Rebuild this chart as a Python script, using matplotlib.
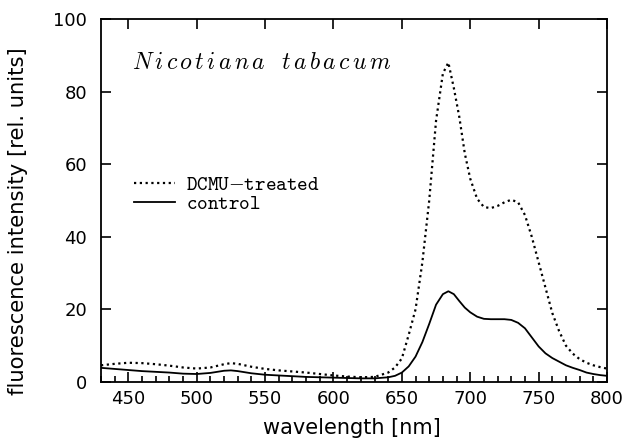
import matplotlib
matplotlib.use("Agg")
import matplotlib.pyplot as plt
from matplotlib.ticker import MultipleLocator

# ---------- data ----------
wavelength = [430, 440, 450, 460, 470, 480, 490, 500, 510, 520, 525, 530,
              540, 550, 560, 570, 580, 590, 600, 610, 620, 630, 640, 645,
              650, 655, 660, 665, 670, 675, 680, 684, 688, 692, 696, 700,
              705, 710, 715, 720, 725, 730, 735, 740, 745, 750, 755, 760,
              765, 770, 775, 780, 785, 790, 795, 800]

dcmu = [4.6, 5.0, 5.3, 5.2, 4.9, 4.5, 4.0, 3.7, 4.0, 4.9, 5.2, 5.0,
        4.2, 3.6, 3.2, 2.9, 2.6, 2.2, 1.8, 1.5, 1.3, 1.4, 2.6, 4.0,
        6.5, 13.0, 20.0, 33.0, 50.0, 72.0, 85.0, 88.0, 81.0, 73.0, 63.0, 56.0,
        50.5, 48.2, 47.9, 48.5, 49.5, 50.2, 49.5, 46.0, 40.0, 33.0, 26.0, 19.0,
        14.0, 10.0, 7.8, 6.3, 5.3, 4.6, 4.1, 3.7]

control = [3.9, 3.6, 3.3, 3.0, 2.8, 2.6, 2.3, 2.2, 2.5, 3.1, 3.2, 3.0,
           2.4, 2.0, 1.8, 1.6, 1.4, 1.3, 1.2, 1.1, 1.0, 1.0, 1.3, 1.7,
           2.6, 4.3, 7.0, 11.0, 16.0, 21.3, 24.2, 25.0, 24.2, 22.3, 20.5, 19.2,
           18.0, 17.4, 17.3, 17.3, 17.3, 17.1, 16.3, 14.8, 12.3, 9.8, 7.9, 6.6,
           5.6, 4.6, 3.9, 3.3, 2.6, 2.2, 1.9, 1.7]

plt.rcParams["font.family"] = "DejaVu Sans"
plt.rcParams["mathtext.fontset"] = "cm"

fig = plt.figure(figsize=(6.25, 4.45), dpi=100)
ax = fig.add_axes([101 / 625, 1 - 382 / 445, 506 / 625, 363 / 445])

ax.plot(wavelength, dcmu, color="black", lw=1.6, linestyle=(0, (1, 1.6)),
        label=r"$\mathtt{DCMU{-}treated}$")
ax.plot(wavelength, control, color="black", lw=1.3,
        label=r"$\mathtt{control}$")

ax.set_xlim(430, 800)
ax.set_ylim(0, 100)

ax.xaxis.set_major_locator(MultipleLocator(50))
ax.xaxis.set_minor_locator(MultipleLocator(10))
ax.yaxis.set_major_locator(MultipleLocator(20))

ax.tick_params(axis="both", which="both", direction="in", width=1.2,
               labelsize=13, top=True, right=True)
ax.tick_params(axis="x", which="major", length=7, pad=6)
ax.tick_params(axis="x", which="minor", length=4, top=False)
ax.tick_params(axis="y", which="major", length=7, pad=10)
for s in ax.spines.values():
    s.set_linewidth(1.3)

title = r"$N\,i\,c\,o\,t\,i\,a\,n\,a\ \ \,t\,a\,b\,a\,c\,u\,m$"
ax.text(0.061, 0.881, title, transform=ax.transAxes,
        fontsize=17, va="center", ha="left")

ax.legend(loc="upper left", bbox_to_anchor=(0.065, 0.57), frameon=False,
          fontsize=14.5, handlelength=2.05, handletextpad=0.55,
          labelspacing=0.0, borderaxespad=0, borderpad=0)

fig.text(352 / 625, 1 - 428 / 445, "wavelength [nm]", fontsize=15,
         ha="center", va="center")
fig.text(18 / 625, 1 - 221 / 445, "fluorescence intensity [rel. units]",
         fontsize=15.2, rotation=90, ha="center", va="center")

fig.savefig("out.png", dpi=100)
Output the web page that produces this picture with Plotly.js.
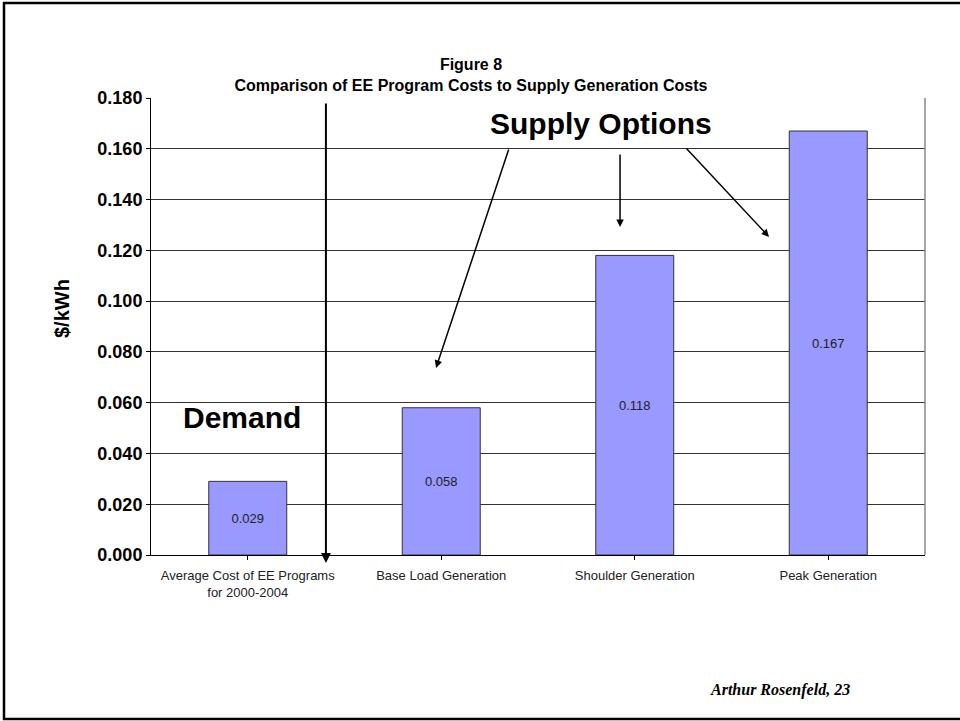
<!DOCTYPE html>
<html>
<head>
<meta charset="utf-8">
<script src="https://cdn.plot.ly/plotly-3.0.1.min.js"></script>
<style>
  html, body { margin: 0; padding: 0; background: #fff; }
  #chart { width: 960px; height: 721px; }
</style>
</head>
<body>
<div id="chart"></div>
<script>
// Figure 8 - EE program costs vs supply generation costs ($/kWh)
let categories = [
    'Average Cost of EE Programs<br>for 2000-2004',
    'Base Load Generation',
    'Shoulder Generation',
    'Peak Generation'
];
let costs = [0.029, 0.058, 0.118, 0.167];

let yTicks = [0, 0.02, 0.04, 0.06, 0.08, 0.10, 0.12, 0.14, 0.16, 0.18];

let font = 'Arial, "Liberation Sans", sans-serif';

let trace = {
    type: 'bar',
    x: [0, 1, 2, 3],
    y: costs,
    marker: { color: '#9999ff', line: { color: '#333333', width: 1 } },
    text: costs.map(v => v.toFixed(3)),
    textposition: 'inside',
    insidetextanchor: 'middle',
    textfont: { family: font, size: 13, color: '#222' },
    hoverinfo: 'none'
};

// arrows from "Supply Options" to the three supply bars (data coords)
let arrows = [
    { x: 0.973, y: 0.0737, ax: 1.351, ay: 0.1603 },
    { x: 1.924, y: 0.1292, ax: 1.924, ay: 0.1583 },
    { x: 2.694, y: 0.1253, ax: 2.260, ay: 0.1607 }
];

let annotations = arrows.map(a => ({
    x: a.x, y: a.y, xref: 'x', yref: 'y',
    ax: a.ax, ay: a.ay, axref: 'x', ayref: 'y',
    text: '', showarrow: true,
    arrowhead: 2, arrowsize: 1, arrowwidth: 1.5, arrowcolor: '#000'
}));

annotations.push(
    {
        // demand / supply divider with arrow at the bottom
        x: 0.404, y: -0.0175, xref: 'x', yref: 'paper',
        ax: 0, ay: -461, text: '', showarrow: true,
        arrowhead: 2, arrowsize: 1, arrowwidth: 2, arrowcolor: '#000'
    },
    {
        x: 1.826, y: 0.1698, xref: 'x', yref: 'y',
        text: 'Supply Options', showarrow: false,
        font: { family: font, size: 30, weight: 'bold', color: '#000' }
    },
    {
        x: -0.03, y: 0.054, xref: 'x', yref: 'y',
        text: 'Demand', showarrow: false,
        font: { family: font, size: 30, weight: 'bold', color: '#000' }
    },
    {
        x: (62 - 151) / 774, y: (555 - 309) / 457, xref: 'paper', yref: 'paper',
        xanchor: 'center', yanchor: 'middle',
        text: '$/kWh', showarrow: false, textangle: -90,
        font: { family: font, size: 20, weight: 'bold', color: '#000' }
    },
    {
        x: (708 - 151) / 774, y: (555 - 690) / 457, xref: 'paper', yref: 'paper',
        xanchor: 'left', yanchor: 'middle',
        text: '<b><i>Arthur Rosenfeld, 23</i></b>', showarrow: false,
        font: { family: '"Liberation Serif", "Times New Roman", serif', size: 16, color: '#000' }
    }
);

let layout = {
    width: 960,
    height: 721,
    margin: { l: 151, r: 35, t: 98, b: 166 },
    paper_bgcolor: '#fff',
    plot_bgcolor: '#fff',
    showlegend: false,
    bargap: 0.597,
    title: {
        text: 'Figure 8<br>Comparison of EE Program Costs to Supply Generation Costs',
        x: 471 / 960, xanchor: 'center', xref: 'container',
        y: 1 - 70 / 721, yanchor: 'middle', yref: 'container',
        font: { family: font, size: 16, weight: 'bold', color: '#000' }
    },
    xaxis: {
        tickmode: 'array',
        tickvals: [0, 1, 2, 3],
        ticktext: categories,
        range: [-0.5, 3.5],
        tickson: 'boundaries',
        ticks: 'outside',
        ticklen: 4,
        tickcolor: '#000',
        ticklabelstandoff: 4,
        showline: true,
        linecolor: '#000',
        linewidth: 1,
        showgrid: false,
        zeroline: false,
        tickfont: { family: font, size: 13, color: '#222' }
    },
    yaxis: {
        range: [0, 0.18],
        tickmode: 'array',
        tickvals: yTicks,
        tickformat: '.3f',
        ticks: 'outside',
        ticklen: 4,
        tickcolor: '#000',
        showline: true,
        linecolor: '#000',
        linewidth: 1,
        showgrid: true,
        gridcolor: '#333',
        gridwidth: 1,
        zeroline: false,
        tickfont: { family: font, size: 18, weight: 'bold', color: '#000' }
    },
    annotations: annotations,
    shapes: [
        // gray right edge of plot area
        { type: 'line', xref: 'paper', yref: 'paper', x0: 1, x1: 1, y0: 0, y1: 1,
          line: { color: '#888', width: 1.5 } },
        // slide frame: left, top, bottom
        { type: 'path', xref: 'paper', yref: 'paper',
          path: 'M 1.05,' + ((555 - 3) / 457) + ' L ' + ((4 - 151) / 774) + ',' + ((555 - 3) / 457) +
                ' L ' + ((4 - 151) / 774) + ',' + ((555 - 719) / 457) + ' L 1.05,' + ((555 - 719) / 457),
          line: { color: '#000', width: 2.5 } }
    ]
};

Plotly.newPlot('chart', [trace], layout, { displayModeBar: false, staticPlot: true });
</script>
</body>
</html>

Objective: Collect each line holding the string "chart".

Result for this task:
Rebuild this chart as a Python script, using matplotlib.
  #chart { width: 960px; height: 721px; }
<div id="chart"></div>
Plotly.newPlot('chart', [trace], layout, { displayModeBar: false, staticPlot: true });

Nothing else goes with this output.